# start of Stored data

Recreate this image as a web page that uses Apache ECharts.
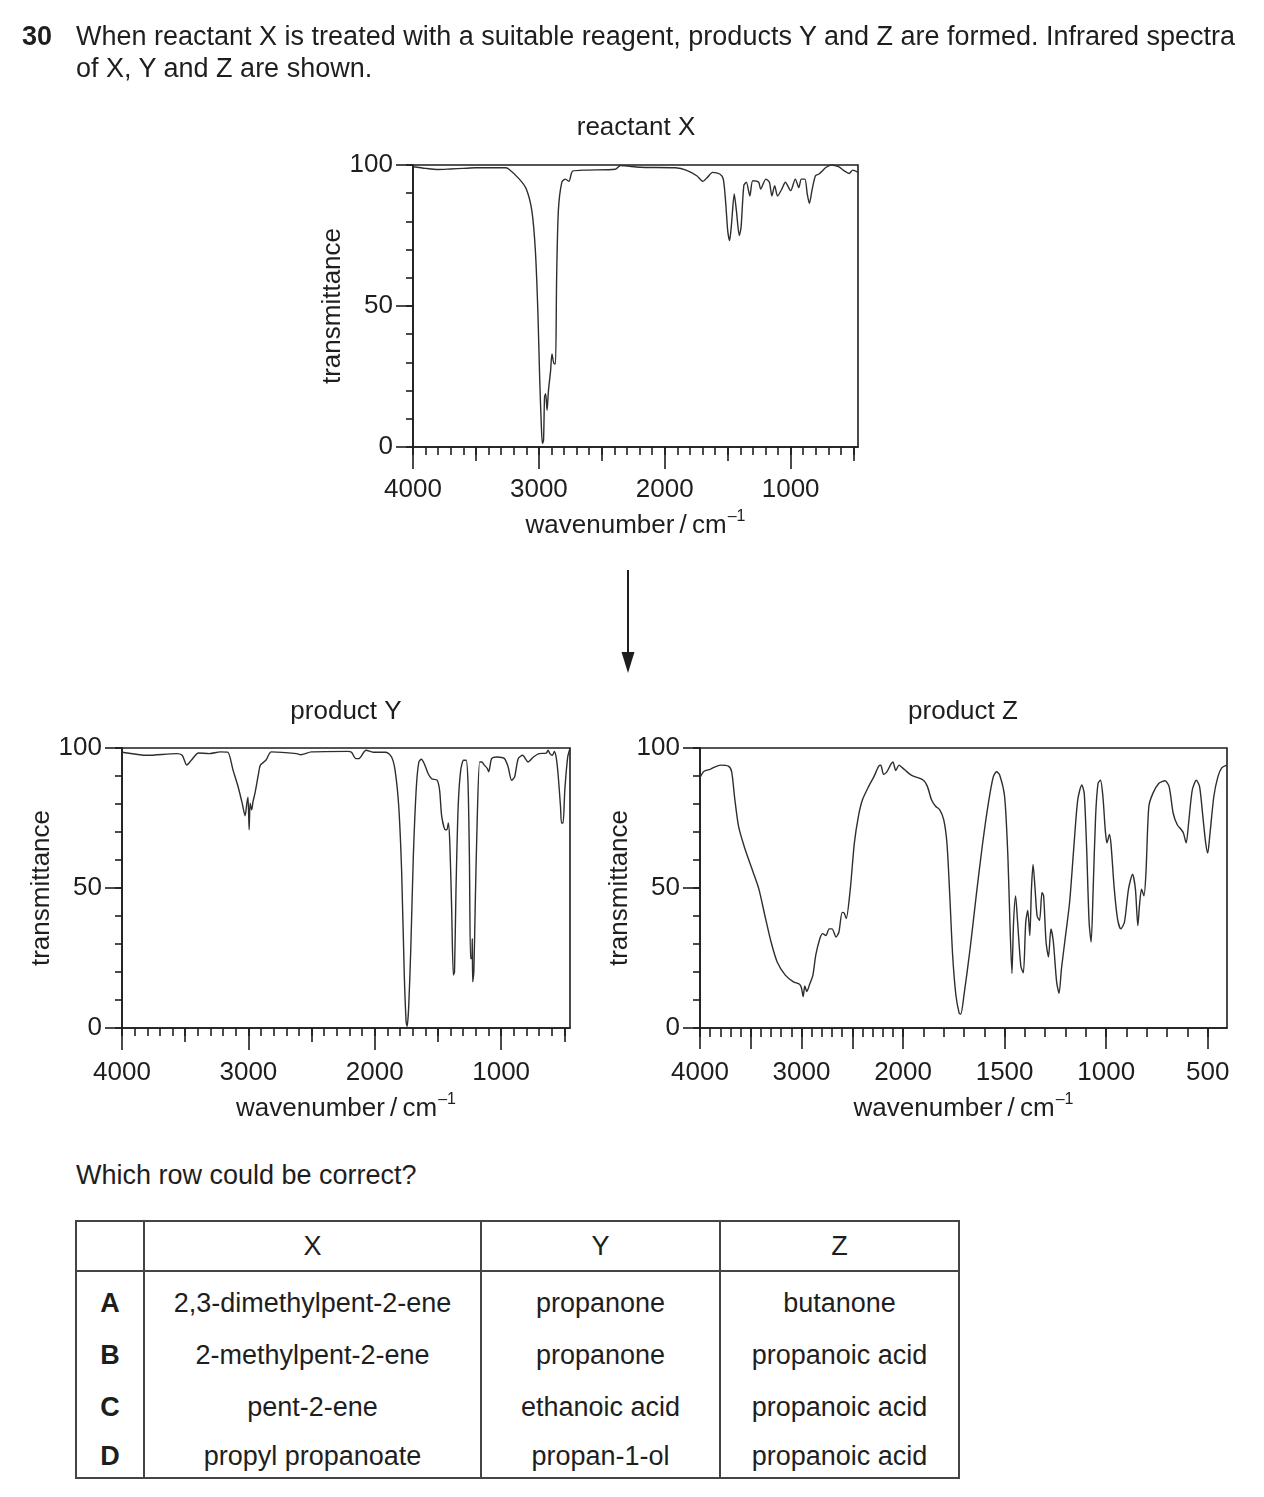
<!DOCTYPE html>
<html>
<head>
<meta charset="utf-8">
<script src="https://cdn.jsdelivr.net/npm/echarts@6/dist/echarts.min.js"></script>
<style>
  html, body { margin: 0; padding: 0; background: #fff; }
  body { font-family: "Liberation Sans", Arial, sans-serif; color: #1e1e1e; }
  #page { position: relative; width: 1264px; height: 1497px; overflow: hidden; }
  #chart { position: absolute; left: 0; top: 0; width: 1264px; height: 1150px; }
  .txt { position: absolute; font-size: 27px; line-height: 32px; white-space: nowrap; }
  table { position: absolute; left: 75px; top: 1220px; border-collapse: collapse; font-size: 27px; }
  td { border-left: 2px solid #444; border-right: 2px solid #444; text-align: center; padding: 0; }
  table { border: 2px solid #444; }
  tr.head td { border-bottom: 2px solid #444; height: 48px; }
  td.let { font-weight: bold; }
</style>
</head>
<body>
<div id="page">
  <div id="chart"></div>
  <div class="txt" style="left:22px;top:20px;font-weight:bold;">30</div>
  <div class="txt" style="left:76px;top:20px;">When reactant X is treated with a suitable reagent, products Y and Z are formed. Infrared spectra<br>of X, Y and Z are shown.</div>
  <div class="txt" style="left:76px;top:1159px;">Which row could be correct?</div>
  <table>
    <colgroup><col style="width:68px"><col style="width:337px"><col style="width:239px"><col style="width:239px"></colgroup>
    <tr class="head"><td></td><td>X</td><td>Y</td><td>Z</td></tr>
    <tr style="height:58px"><td class="let" style="padding-top:6px">A</td><td style="padding-top:6px">2,3-dimethylpent-2-ene</td><td style="padding-top:6px">propanone</td><td style="padding-top:6px">butanone</td></tr>
    <tr style="height:52px"><td class="let">B</td><td>2-methylpent-2-ene</td><td>propanone</td><td>propanoic acid</td></tr>
    <tr style="height:52px"><td class="let">C</td><td>pent-2-ene</td><td>ethanoic acid</td><td>propanoic acid</td></tr>
    <tr style="height:45px"><td class="let" style="padding-top:3px">D</td><td style="padding-top:3px">propyl propanoate</td><td style="padding-top:3px">propan-1-ol</td><td style="padding-top:3px">propanoic acid</td></tr>
  </table>
</div>
<script>
// ---------- data: reactant X ----------
const reactantXWavenumber = [4000,3900,3800,3700,3600,3500,3400,3268,3240,3155,3100,3056,3028,3008,2994,2980,2972,2963,2955,2946,2935,2924,2907,2896,2879,2868,2859,2845,2817,2789,2761,2732,2620,2394,2352,2197,1915,1831,1746,1696,1662,1620,1563,1535,1515,1500,1485,1470,1448,1431,1408,1394,1372,1352,1324,1301,1254,1239,1197,1169,1149,1127,1104,1070,1042,1000,963,935,915,887,868,851,831,803,775,746,718,676,620,577,535,507,465];
const reactantXTransmittance = [99.4,98.8,98.4,98.6,98.8,99,99,99,98.6,95,91.5,83.8,69.7,48,24.8,7,1.2,2.4,17.7,18.9,13,20,27,33,29.5,29.5,60,84,94,95,94.2,97.8,98.2,98.5,99.8,99.2,99,98.2,96.2,94.2,95.6,97.4,96.8,95,86,76.7,73.2,79,89.7,83.8,75,77.9,92.7,93.9,89,94.4,93.9,91.5,95,93.9,89,92.7,89,91.5,93.9,90.9,95,92,95,95,89.7,86.4,90.9,96.2,96.8,98,99.2,100,99.4,98,97,98.2,97.4];

// ---------- data: product Y ----------
const productYWavenumber = [4000,3798,3568,3524,3487,3452,3395,3308,3222,3164,3121,3084,3049,3026,3012,3003,2994,2986,2974,2963,2948,2919,2905,2862,2818,2617,2588,2501,2213,2184,2150,2127,2069,2012,1911,1867,1839,1810,1787,1767,1752,1744,1732,1715,1695,1671,1651,1631,1608,1579,1550,1507,1487,1470,1441,1429,1418,1406,1392,1378,1369,1357,1340,1320,1297,1277,1262,1251,1242,1233,1228,1225,1216,1205,1190,1170,1153,1133,1110,1098,1075,1032,974,945,917,893,865,830,787,744,700,643,628,614,594,579,565,550,530,522,510,496,473,455];
const productYTransmittance = [98.5,97.4,98,97.4,93.9,95.6,98.2,98,98.6,98.5,92,86.6,80.3,75.8,80.3,82.4,70.8,80.3,77.9,80.9,83.8,91,93.9,95.6,98.6,98,97.6,98.6,98.8,98.5,96.2,96.2,99.2,98.5,98.5,96.8,92,79,55.5,20,2.4,0.6,7,28,61,86,95,96,94.4,91,89,88.5,85,75.6,70.8,70.8,73.2,66,43.7,18.9,20,49.6,79,92,95.6,95.6,87.4,61,24.8,24.8,31.9,16.5,20,43.7,73.2,95,95,93.9,92.7,91.5,96.2,96.8,96.2,93.3,88.5,89.7,96.2,97.4,95,96.8,98,98.2,99.2,98,97.4,98.8,96.8,91,79,73.2,73.2,85,96.8,99.8];

// ---------- data: product Z ----------
const productZWavenumber = [4000,3960,3900,3800,3720,3688,3660,3620,3560,3480,3420,3360,3300,3240,3160,3080,3020,3000,2984,2968,2948,2920,2888,2860,2820,2792,2760,2728,2700,2660,2632,2600,2580,2560,2520,2480,2440,2400,2340,2288,2240,2220,2192,2160,2120,2100,2072,2040,2008,1960,1900,1880,1860,1840,1820,1800,1784,1770,1756,1740,1724,1716,1700,1670,1640,1610,1580,1556,1540,1524,1500,1484,1474,1464,1456,1446,1436,1420,1408,1396,1386,1376,1368,1360,1350,1340,1328,1316,1308,1296,1284,1272,1260,1244,1232,1220,1200,1180,1160,1140,1120,1108,1096,1084,1074,1064,1052,1040,1028,1016,1004,996,984,976,960,944,928,910,890,870,856,844,836,826,814,804,790,770,740,710,690,670,650,630,620,606,594,576,556,540,524,510,500,490,470,450,430,405];
const productZTransmittance = [89.5,91.7,92.4,93.9,93.5,91.5,82.6,72,64.3,56,49.6,40,30.7,23.6,18.9,16.5,15.6,14.2,11.2,15,13,15.6,18.9,26,31.9,33.7,33,35.4,35.4,32.5,34.3,41.3,41,39.1,49.6,66,75.6,81.5,86.2,89.7,93.5,93.9,90.6,91.5,94.2,95,92,93.9,93,90.3,88.5,86.2,81.5,79.2,78,74.4,66,47.2,26,11.8,5.3,5,11.8,28.3,47.2,65,80.3,89.7,91.5,90.3,82.6,61.4,37.8,19.5,37.8,47.2,37.8,22,19.7,37.8,42,33,49.6,58.4,49.6,40,38.4,48.4,47.2,30.7,25.4,35.4,30.7,16.5,12.4,21.3,33,44.9,63.8,81.5,86.8,83.8,63.8,37.8,30.7,49.6,75.6,87.4,88.5,82.6,70.3,66.1,69.1,65.5,49.6,39,35.4,37.8,49.6,54.9,49.6,36.6,43.7,49.6,47.2,55.5,79,83.8,87.4,88.3,86.2,76.7,72.6,70.8,69.7,66.1,73.2,85,88.5,86.2,75.6,66.1,62.5,68.5,82.6,89.7,93,93.9];

// ---------- axis ticks ----------
const xyLabelTicks = [4000, 3000, 2000, 1000];
const xyMidTicks = [3500, 2500, 1500, 500];
const zLabelTicks = [4000, 3000, 2000, 1500, 1000, 500];
const zLongTicks = [4000, 3500, 3000, 2500, 2000, 1500, 1000, 500];
const transLabelTicks = [0, 50, 100];
const transMinorTicks = [0, 10, 20, 30, 40, 50, 60, 70, 80, 90, 100];
function stepDown(a, b, s) { const r = []; for (let v = a; v >= b; v -= s) r.push(v); return r; }
const minorWaveTicks = stepDown(4000, 500, 100);

// product Z uses a scale change at 2000 cm-1 (double scale below 2000)
function zPos(w) { return w >= 2000 ? (4000 - w) / 2 : 1000 + (2000 - w); }
function zInv(p) { return p <= 1000 ? 4000 - 2 * p : 2000 - (p - 1000); }

const FONT = '"Liberation Sans", Arial, sans-serif';
const INK = '#1e1e1e';
const LINE = '#2e2e2e';
const FS = 26;

const waveName = '{a|wavenumber\u2009/\u2009cm}{s|\u20131}';
const nameStyle = {
  color: INK, fontFamily: FONT, fontSize: FS,
  rich: {
    a: { fontSize: FS, fontFamily: FONT, color: INK, lineHeight: 30, verticalAlign: 'bottom' },
    s: { fontSize: 16, fontFamily: FONT, color: INK, lineHeight: 30, verticalAlign: 'top', padding: [0, 0, 0, 1] }
  }
};

function xAxesFor(grid, min, max, inverse, map, fmt, levels, labelVals, labelMargin, nameGap) {
  return levels.map((lv, i) => ({
    type: 'value', gridIndex: grid, position: 'bottom', min: min, max: max, inverse: inverse,
    splitLine: { show: false },
    axisLine: { show: i === 0, onZero: false, lineStyle: { color: INK, width: 1.6 } },
    axisTick: { show: true, customValues: lv.vals.map(map), length: lv.len, lineStyle: { color: INK, width: 1.6 } },
    axisLabel: { show: i === 0, customValues: labelVals.map(map), formatter: fmt, margin: labelMargin,
                 fontSize: FS, color: INK, fontFamily: FONT },
    name: i === 0 ? waveName : '', nameLocation: 'middle', nameGap: nameGap, nameTextStyle: nameStyle,
    z: 5
  }));
}
function yAxesFor(grid, nameGap) {
  const base = {
    type: 'value', gridIndex: grid, position: 'left', min: 0, max: 100,
    splitLine: { show: false }
  };
  return [
    Object.assign({}, base, {
      axisLine: { show: true, lineStyle: { color: INK, width: 1.6 } },
      axisTick: { show: true, customValues: transMinorTicks, length: 7, lineStyle: { color: INK, width: 1.6 } },
      axisLabel: { show: true, customValues: transLabelTicks, margin: 20, fontSize: FS, color: INK, fontFamily: FONT },
      name: 'transmittance', nameLocation: 'middle', nameGap: nameGap,
      nameTextStyle: { color: INK, fontFamily: FONT, fontSize: FS }
    }),
    Object.assign({}, base, {
      axisLine: { show: false },
      axisTick: { show: true, customValues: transLabelTicks, length: 17, lineStyle: { color: INK, width: 1.6 } },
      axisLabel: { show: false }
    })
  ];
}

const ident = v => v;
const fmtWave = v => String(Math.round(v));
const fmtZ = p => String(Math.round(zInv(p)));

const xAxes = [].concat(
  xAxesFor(0, 465, 4000, true, ident, fmtWave,
    [{ vals: minorWaveTicks, len: 8 }, { vals: xyMidTicks, len: 14 }, { vals: xyLabelTicks, len: 22 }],
    xyLabelTicks, 30, 62),
  xAxesFor(1, 455, 4000, true, ident, fmtWave,
    [{ vals: minorWaveTicks, len: 8 }, { vals: xyMidTicks, len: 14 }, { vals: xyLabelTicks, len: 22 }],
    xyLabelTicks, 32, 64),
  xAxesFor(2, 0, zPos(405), false, zPos, fmtZ,
    [{ vals: minorWaveTicks, len: 9 }, { vals: zLongTicks, len: 21 }],
    zLabelTicks, 32, 64)
);
const yAxes = [].concat(yAxesFor(0, 55), yAxesFor(1, 63), yAxesFor(2, 64));

function pairs(ws, ts, map) { return ws.map((w, i) => [map(w), ts[i]]); }
const lineBase = { type: 'line', showSymbol: false, smooth: 0.25, animation: false,
  lineStyle: { color: LINE, width: 1.4 }, itemStyle: { color: LINE } };

const gridStyle = { show: true, borderColor: INK, borderWidth: 1.6, backgroundColor: 'transparent', containLabel: false };

const option = {
  animation: false,
  backgroundColor: 'transparent',
  textStyle: { fontFamily: FONT },
  grid: [
    Object.assign({ left: 413, top: 165, width: 445, height: 282 }, gridStyle),
    Object.assign({ left: 122, top: 748, width: 448, height: 280 }, gridStyle),
    Object.assign({ left: 700, top: 748, width: 527, height: 280 }, gridStyle)
  ],
  xAxis: xAxes,
  yAxis: yAxes,
  series: [
    Object.assign({}, lineBase, { name: 'reactant X', xAxisIndex: 0, yAxisIndex: 0,
      data: pairs(reactantXWavenumber, reactantXTransmittance, ident) }),
    Object.assign({}, lineBase, { name: 'product Y', xAxisIndex: 3, yAxisIndex: 2,
      data: pairs(productYWavenumber, productYTransmittance, ident) }),
    Object.assign({}, lineBase, { name: 'product Z', xAxisIndex: 6, yAxisIndex: 4,
      data: pairs(productZWavenumber, productZTransmittance, zPos) })
  ],
  graphic: [
    { type: 'text', x: 636, y: 128, style: { text: 'reactant X', font: FS + 'px ' + FONT, fill: INK, textAlign: 'center', textVerticalAlign: 'middle' } },
    { type: 'text', x: 346, y: 712, style: { text: 'product Y', font: FS + 'px ' + FONT, fill: INK, textAlign: 'center', textVerticalAlign: 'middle' } },
    { type: 'text', x: 963, y: 712, style: { text: 'product Z', font: FS + 'px ' + FONT, fill: INK, textAlign: 'center', textVerticalAlign: 'middle' } },
    { type: 'line', shape: { x1: 628, y1: 570, x2: 628, y2: 656 }, style: { stroke: INK, lineWidth: 2 } },
    { type: 'polygon', shape: { points: [[621.5, 652], [634.5, 652], [628, 673]] }, style: { fill: INK } }
  ]
};

const chart = echarts.init(document.getElementById('chart'), null, { renderer: 'canvas' });
chart.setOption(option);
</script>
</body>
</html>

# end of Stored data

What you need to do: Pick out each line containing "uses" and report it.

Solved exercise:
Recreate this image as a web page that uses Apache ECharts.
// product Z uses a scale change at 2000 cm-1 (double scale below 2000)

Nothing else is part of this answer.